You wouldn’t walk into an art gallery, point at a painting, and say, “Oh, you just moved a brush around, anyone can do that.” But do the same with a camera, and suddenly you’re a fraud. “You just pressed a button,” they say, as if all the composition, timing, and wild contortions to get the right angle were just a happy accident—like tripping over a cat and discovering a masterpiece.

This is the problem with photography. People think it’s cheating. They think because the thing you photographed was already there, you didn’t really do anything. It’s like accusing a chef of not cooking because the ingredients existed beforehand. “Oh, look at you, arranging those carrots. How artistic. Did the oven do all the work too?”

But here’s the thing: photography is art - in its own way. Except it’s art that’s shackled to reality like a prisoner on day release. You have to work with what’s in front of you—the light, the weather, the odd bloke in shorts and sandals standing right where the magic should be happening. You can’t just paint him out. (Well, you can, but then the internet comes for you with pitchforks and cries of “Photoshop!”)

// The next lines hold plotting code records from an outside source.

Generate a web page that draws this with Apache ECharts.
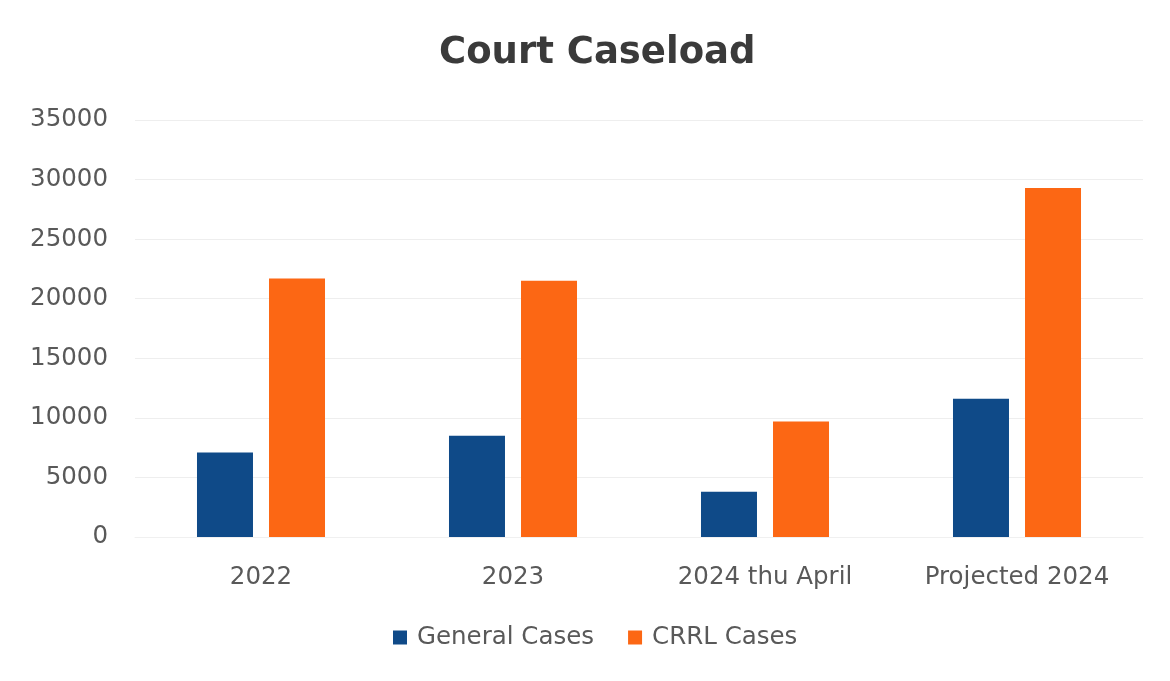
<!DOCTYPE html>
<html>
<head>
<meta charset="utf-8">
<script src="https://cdn.jsdelivr.net/npm/echarts@6/dist/echarts.min.js"></script>
<style>
html,body{margin:0;padding:0;background:#fff;}
#chart{width:1170px;height:681px;}
</style>
</head>
<body>
<div id="chart"></div>
<script>
const categories = ['2022', '2023', '2024 thu April', 'Projected 2024'];
const generalCases = [7100, 8500, 3800, 11600];
const crrlCases = [21700, 21500, 9700, 29300];
const seriesNames = ['General Cases', 'CRRL Cases'];

const chart = echarts.init(document.getElementById('chart'));
chart.setOption({
  backgroundColor: '#ffffff',
  animation: false,
  title: {
    text: 'Court Caseload',
    left: 434,
    top: 30,
    textStyle: { fontFamily: 'DejaVu Sans', fontWeight: 'bold', fontSize: 37, color: '#3a3a3a' }
  },
  legend: {
    top: 620,
    left: 388,
    itemWidth: 14,
    itemHeight: 14,
    itemGap: 34,
    icon: 'rect',
    textStyle: { fontFamily: 'DejaVu Sans', fontSize: 24.5, color: '#595959', padding: [0, 0, 0, 5] },
    data: seriesNames
  },
  grid: { left: 135, right: 27, top: 120, bottom: 144 },
  xAxis: {
    type: 'category',
    data: categories,
    axisLine: { show: true, lineStyle: { color: '#f0f0f0' } },
    axisTick: { show: false },
    axisLabel: { fontFamily: 'DejaVu Sans', fontSize: 24.5, color: '#595959', margin: 28 }
  },
  yAxis: {
    type: 'value',
    min: 0, max: 35000, interval: 5000,
    axisLine: { show: false },
    axisTick: { show: false },
    axisLabel: { fontFamily: 'DejaVu Sans', fontSize: 24.5, color: '#595959', margin: 27, formatter: v => String(v) },
    splitLine: { lineStyle: { color: '#eeeeee', width: 1 } }
  },
  series: [
    { name: seriesNames[0], type: 'bar', data: generalCases, barWidth: 56, barGap: '28.6%', itemStyle: { color: '#0F4A88' } },
    { name: seriesNames[1], type: 'bar', data: crrlCases, barWidth: 56, itemStyle: { color: '#FC6714' } }
  ]
});
</script>
</body>
</html>
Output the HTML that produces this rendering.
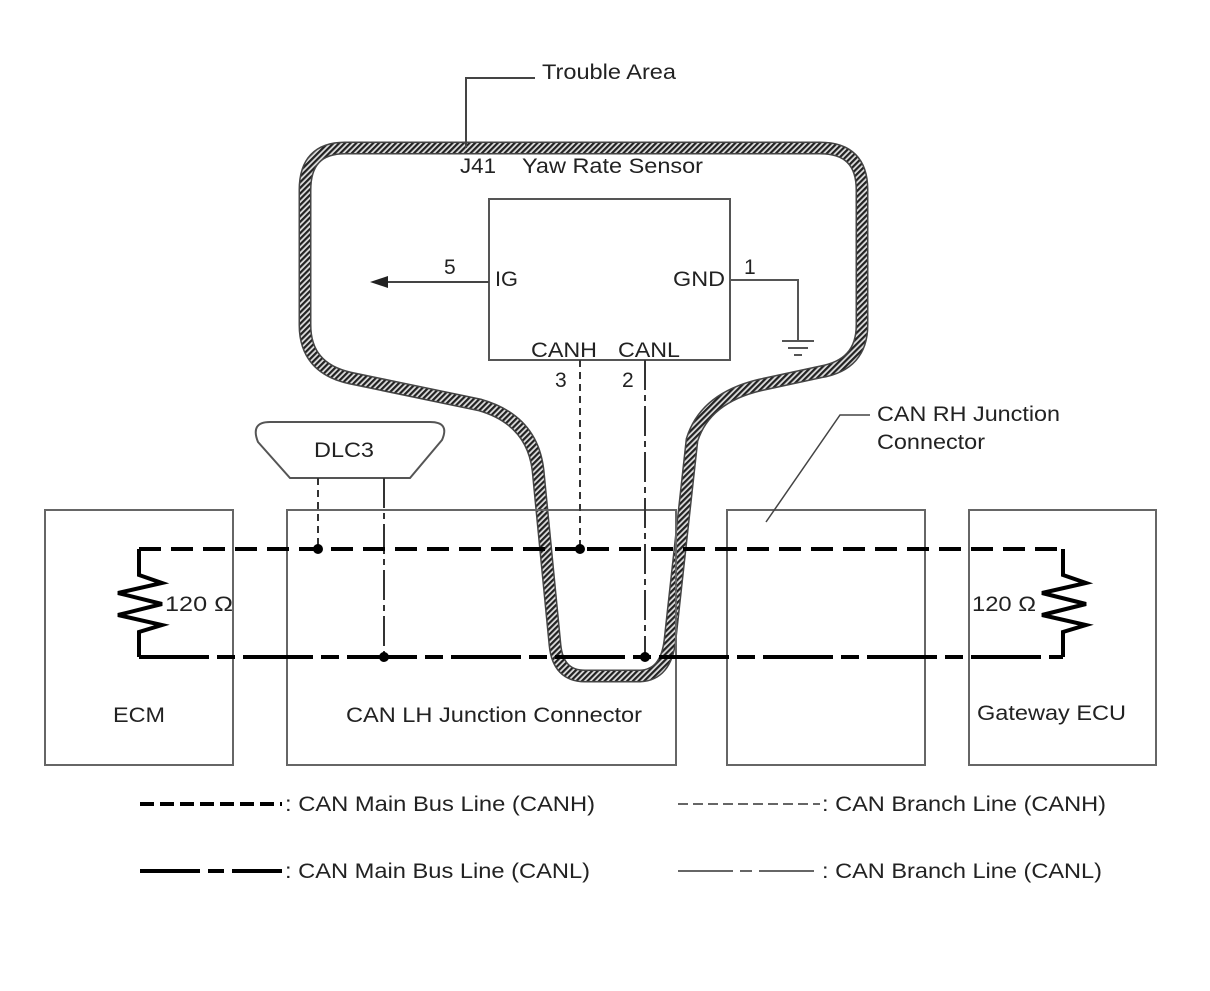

And yet, somehow, within those constraints, you’re expected to make something beautiful. Something moving. Something that says: “Here. This moment. This sliver of time. It mattered.”

It’s not just pressing a button. It’s seeing before you press the button. It’s standing in the rain because you just know the light will be right in seven minutes. It’s crouching in a car park to photograph a puddle while people look at you like you’ve lost a contact lens and your dignity.

It’s noticing. Framing. Waiting. Fiddling with dials that never seem to do what the manual claims they do. And yes, occasionally—pressing a button. But only after doing all the things that make that button press mean something.

And that’s the twist. Photography tells the truth. It captures what was actually there. But the photographer chooses how to show it. Which angle. Which moment. Which blink in time that sums up a feeling, or a place, or a day.

It’s like writing a haiku using only the words already lying around in your garden shed.

So next time someone tells you it’s not art because you didn’t paint it from scratch, smile politely. Then tell them you’ve decided to take up abstract sculpture instead—using only frozen peas and passive aggression.

Because photography isn’t just clicking a button. It’s telling the truth with style.